Sabes? No meu curto tempo de vida, tenho visto a minha geração ser usada como arma de arremesso demasiadas vezes. Não fomos tidos nem achados na escolha dos moldes em que a festa se fez e nunca fomos convidados para comparecer: os interesses corporativos de alguns professores barraram-nos à entrada quando clamávamos por uma verdadeira reforma no sector educativo; a rigidez laboral que protege a incompetência desde que ela seja respaldada pelo critério da antiguidade fintou no bar os que de nós conseguiram entrar, ao mesmo tempo que alguém alardeava o nosso estatuto de "geração mais preparada de sempre". Vimo-nos à porta da festa que alguém organizou com os salários que esperamos vir a ganhar um dia, a braços com uma monumental ressaca cuja única cura parece ser a emigração que nos separa das nossas famílias e da nossa Pátria. Mas aos responsáveis pelo nosso estado presente, ainda sobra lata para te culpar a ti e aos que, como tu, triunfaram na vida pela nossa situação.

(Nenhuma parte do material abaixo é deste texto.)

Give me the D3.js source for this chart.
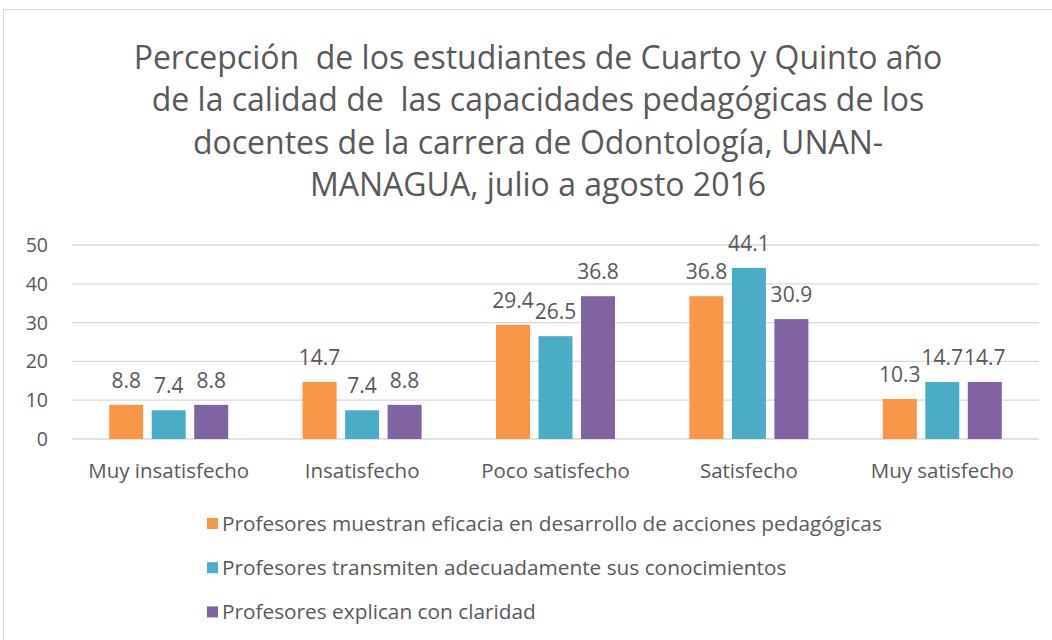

Ontem, conheceste o pior de Portugal. Conheceste o País onde a riqueza é motivo de inveja e estigma social. Conheceste o País onde se incentiva a mediocridade, se ridiculariza o sucesso e se institui o igualitarismo e a redistribuição. Conheceste o País onde quem festejou com o dinheiro alheio se acha no direito de cobrar o teu.

Enquanto estiveres por cá, os teus rendimentos vão ser confiscados a taxas superiores do que os dos outros, porque se entende que a ostentação é obscena e a riqueza não é uma ambição legítima. Vai ser-te pedido que pagues uma sobretaxa de solidariedade e, se decidires ajudar a nossa economia comprando bens de luxo por cá, vamos taxar-te ainda mais. Mais do que te taxaríamos se comprasses outros bens, porque por cá, achamos que nos cabe decidir o que tu deves ou não comprar. Pelo caminho, vais ser julgado, criticado, enxovalhado. Afinal, ninguém mandou a tua família constituir riqueza. Ninguém mandou os teus pais sonhar em deixar-te mais do que receberam dos pais deles. E ninguém te mandou ajudar a nossa economia estabelecendo-te por cá. Porque, no fundo, eles acham que a culpa é toda de pessoas como tu e a tua família. Que a culpa é de quem tem e festeja, nunca de quem festejou com dinheiro que não tem. Esses não são enxovalhados em entrevistas, conduzem programas de comentário. Porque afinal, a ressaca não é para todos.